PROBLEM TO SOLVE: Please output every line of the material as it stands, without the pictures.

::: RECORDED INFORMATION :::

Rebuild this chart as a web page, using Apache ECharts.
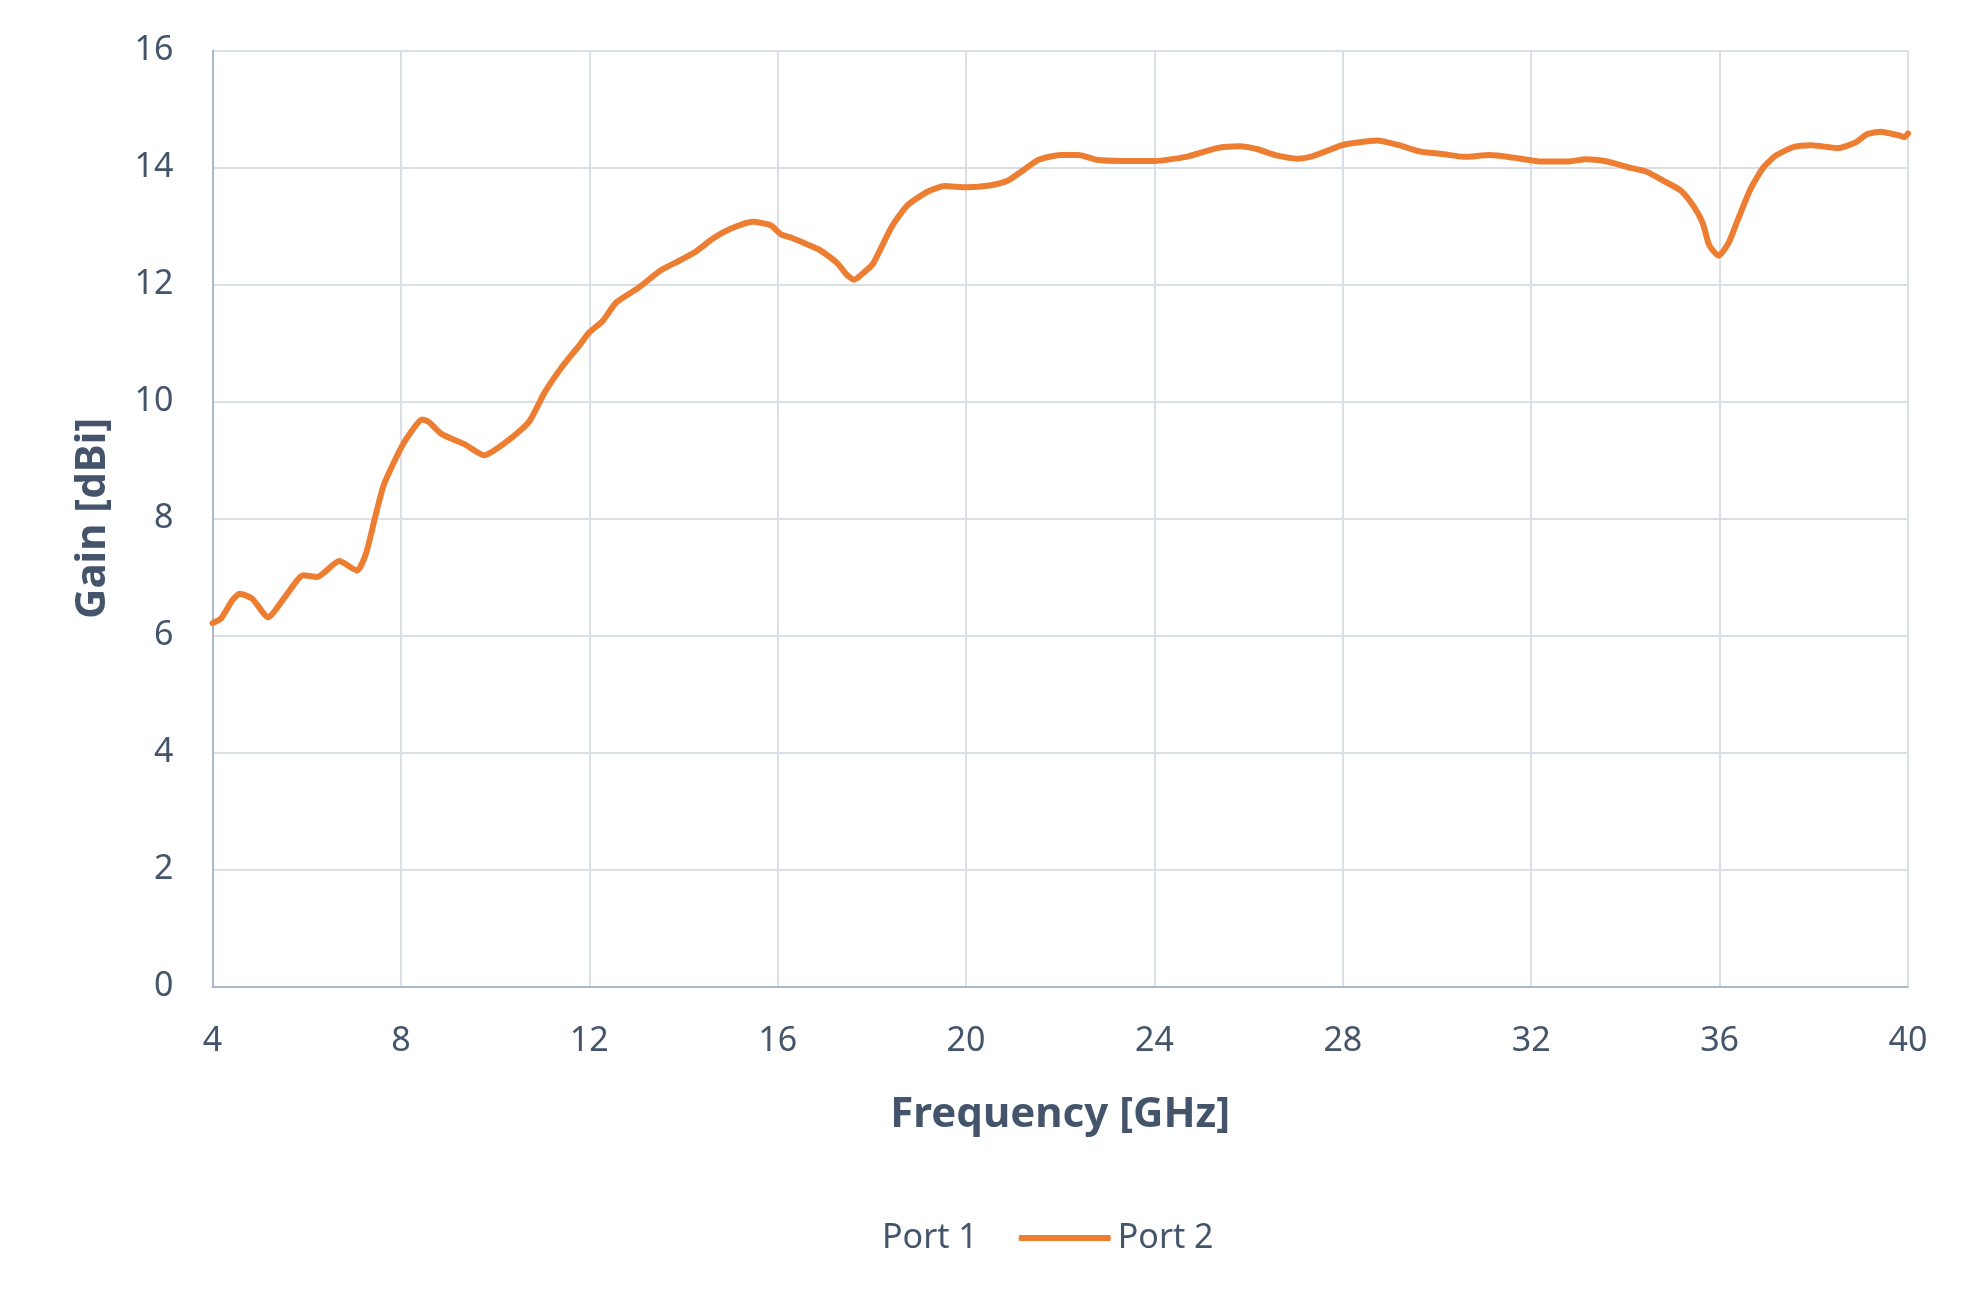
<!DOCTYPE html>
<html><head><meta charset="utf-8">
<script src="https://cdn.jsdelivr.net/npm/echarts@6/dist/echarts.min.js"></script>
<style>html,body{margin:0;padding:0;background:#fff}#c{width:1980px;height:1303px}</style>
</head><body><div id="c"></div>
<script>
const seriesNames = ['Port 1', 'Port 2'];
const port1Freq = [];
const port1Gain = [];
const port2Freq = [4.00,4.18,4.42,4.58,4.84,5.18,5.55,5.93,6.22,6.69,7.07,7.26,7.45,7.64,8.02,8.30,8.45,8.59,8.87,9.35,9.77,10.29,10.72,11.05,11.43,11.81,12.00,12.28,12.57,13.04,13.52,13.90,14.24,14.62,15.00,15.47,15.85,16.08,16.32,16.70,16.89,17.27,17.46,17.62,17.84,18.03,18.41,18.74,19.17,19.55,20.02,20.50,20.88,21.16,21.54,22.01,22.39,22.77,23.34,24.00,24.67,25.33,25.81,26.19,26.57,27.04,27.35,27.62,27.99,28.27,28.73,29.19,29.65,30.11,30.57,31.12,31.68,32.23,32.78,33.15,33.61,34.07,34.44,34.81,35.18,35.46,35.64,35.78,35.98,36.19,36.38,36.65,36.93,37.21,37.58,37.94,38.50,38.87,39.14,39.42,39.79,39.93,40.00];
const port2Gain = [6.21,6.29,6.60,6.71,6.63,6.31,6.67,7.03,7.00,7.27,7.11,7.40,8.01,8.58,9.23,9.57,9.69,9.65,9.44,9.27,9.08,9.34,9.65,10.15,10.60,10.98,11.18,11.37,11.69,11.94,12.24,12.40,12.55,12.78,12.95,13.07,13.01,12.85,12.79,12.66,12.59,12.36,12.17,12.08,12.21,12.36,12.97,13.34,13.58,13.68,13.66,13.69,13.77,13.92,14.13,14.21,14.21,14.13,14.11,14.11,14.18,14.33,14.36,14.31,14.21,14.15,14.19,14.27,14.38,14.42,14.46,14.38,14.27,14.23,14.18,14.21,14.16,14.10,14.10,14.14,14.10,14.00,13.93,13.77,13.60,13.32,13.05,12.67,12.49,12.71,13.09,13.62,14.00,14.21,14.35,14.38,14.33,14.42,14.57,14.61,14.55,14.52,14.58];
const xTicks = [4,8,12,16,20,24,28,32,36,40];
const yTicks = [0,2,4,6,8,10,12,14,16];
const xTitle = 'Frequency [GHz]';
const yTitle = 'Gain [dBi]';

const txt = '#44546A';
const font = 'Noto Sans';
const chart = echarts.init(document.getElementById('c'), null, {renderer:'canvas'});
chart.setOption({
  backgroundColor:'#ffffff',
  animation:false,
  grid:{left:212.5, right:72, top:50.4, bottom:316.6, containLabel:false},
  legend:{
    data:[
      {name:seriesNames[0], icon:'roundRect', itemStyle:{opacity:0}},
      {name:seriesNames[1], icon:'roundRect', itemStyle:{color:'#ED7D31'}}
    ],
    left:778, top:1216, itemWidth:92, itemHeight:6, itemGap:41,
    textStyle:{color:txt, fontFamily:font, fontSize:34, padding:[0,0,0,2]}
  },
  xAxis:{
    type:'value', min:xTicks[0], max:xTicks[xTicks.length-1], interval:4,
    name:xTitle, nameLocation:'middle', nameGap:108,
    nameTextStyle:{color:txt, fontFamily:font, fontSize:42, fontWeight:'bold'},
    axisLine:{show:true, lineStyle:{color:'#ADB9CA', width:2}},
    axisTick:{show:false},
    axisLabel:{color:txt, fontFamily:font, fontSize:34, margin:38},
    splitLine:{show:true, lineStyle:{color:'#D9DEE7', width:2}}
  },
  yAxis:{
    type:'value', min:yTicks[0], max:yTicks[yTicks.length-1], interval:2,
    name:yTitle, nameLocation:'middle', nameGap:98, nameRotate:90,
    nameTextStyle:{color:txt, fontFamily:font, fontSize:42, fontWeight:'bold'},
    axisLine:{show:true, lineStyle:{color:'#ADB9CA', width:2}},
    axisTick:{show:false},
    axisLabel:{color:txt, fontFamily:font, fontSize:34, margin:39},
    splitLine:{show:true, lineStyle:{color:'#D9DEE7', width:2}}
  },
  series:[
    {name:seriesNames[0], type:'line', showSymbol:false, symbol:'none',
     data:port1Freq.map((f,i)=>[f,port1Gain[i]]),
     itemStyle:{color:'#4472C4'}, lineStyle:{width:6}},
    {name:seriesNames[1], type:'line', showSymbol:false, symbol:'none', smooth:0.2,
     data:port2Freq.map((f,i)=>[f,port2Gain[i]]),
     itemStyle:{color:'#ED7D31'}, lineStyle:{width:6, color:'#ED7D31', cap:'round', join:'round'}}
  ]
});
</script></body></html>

:::

FINAL RESULT:
Rebuild this chart as a web page, using Apache ECharts.
<!DOCTYPE html>
<html><head><meta charset="utf-8">
<script src="https://cdn.jsdelivr.net/npm/echarts@6/dist/echarts.min.js"></script>
<style>html,body{margin:0;padding:0;background:#fff}#c{width:1980px;height:1303px}</style>
</head><body><div id="c"></div>
<script>
const seriesNames = ['Port 1', 'Port 2'];
const port1Freq = [];
const port1Gain = [];
const port2Freq = [4.00,4.18,4.42,4.58,4.84,5.18,5.55,5.93,6.22,6.69,7.07,7.26,7.45,7.64,8.02,8.30,8.45,8.59,8.87,9.35,9.77,10.29,10.72,11.05,11.43,11.81,12.00,12.28,12.57,13.04,13.52,13.90,14.24,14.62,15.00,15.47,15.85,16.08,16.32,16.70,16.89,17.27,17.46,17.62,17.84,18.03,18.41,18.74,19.17,19.55,20.02,20.50,20.88,21.16,21.54,22.01,22.39,22.77,23.34,24.00,24.67,25.33,25.81,26.19,26.57,27.04,27.35,27.62,27.99,28.27,28.73,29.19,29.65,30.11,30.57,31.12,31.68,32.23,32.78,33.15,33.61,34.07,34.44,34.81,35.18,35.46,35.64,35.78,35.98,36.19,36.38,36.65,36.93,37.21,37.58,37.94,38.50,38.87,39.14,39.42,39.79,39.93,40.00];
const port2Gain = [6.21,6.29,6.60,6.71,6.63,6.31,6.67,7.03,7.00,7.27,7.11,7.40,8.01,8.58,9.23,9.57,9.69,9.65,9.44,9.27,9.08,9.34,9.65,10.15,10.60,10.98,11.18,11.37,11.69,11.94,12.24,12.40,12.55,12.78,12.95,13.07,13.01,12.85,12.79,12.66,12.59,12.36,12.17,12.08,12.21,12.36,12.97,13.34,13.58,13.68,13.66,13.69,13.77,13.92,14.13,14.21,14.21,14.13,14.11,14.11,14.18,14.33,14.36,14.31,14.21,14.15,14.19,14.27,14.38,14.42,14.46,14.38,14.27,14.23,14.18,14.21,14.16,14.10,14.10,14.14,14.10,14.00,13.93,13.77,13.60,13.32,13.05,12.67,12.49,12.71,13.09,13.62,14.00,14.21,14.35,14.38,14.33,14.42,14.57,14.61,14.55,14.52,14.58];
const xTicks = [4,8,12,16,20,24,28,32,36,40];
const yTicks = [0,2,4,6,8,10,12,14,16];
const xTitle = 'Frequency [GHz]';
const yTitle = 'Gain [dBi]';

const txt = '#44546A';
const font = 'Noto Sans';
const chart = echarts.init(document.getElementById('c'), null, {renderer:'canvas'});
chart.setOption({
  backgroundColor:'#ffffff',
  animation:false,
  grid:{left:212.5, right:72, top:50.4, bottom:316.6, containLabel:false},
  legend:{
    data:[
      {name:seriesNames[0], icon:'roundRect', itemStyle:{opacity:0}},
      {name:seriesNames[1], icon:'roundRect', itemStyle:{color:'#ED7D31'}}
    ],
    left:778, top:1216, itemWidth:92, itemHeight:6, itemGap:41,
    textStyle:{color:txt, fontFamily:font, fontSize:34, padding:[0,0,0,2]}
  },
  xAxis:{
    type:'value', min:xTicks[0], max:xTicks[xTicks.length-1], interval:4,
    name:xTitle, nameLocation:'middle', nameGap:108,
    nameTextStyle:{color:txt, fontFamily:font, fontSize:42, fontWeight:'bold'},
    axisLine:{show:true, lineStyle:{color:'#ADB9CA', width:2}},
    axisTick:{show:false},
    axisLabel:{color:txt, fontFamily:font, fontSize:34, margin:38},
    splitLine:{show:true, lineStyle:{color:'#D9DEE7', width:2}}
  },
  yAxis:{
    type:'value', min:yTicks[0], max:yTicks[yTicks.length-1], interval:2,
    name:yTitle, nameLocation:'middle', nameGap:98, nameRotate:90,
    nameTextStyle:{color:txt, fontFamily:font, fontSize:42, fontWeight:'bold'},
    axisLine:{show:true, lineStyle:{color:'#ADB9CA', width:2}},
    axisTick:{show:false},
    axisLabel:{color:txt, fontFamily:font, fontSize:34, margin:39},
    splitLine:{show:true, lineStyle:{color:'#D9DEE7', width:2}}
  },
  series:[
    {name:seriesNames[0], type:'line', showSymbol:false, symbol:'none',
     data:port1Freq.map((f,i)=>[f,port1Gain[i]]),
     itemStyle:{color:'#4472C4'}, lineStyle:{width:6}},
    {name:seriesNames[1], type:'line', showSymbol:false, symbol:'none', smooth:0.2,
     data:port2Freq.map((f,i)=>[f,port2Gain[i]]),
     itemStyle:{color:'#ED7D31'}, lineStyle:{width:6, color:'#ED7D31', cap:'round', join:'round'}}
  ]
});
</script></body></html>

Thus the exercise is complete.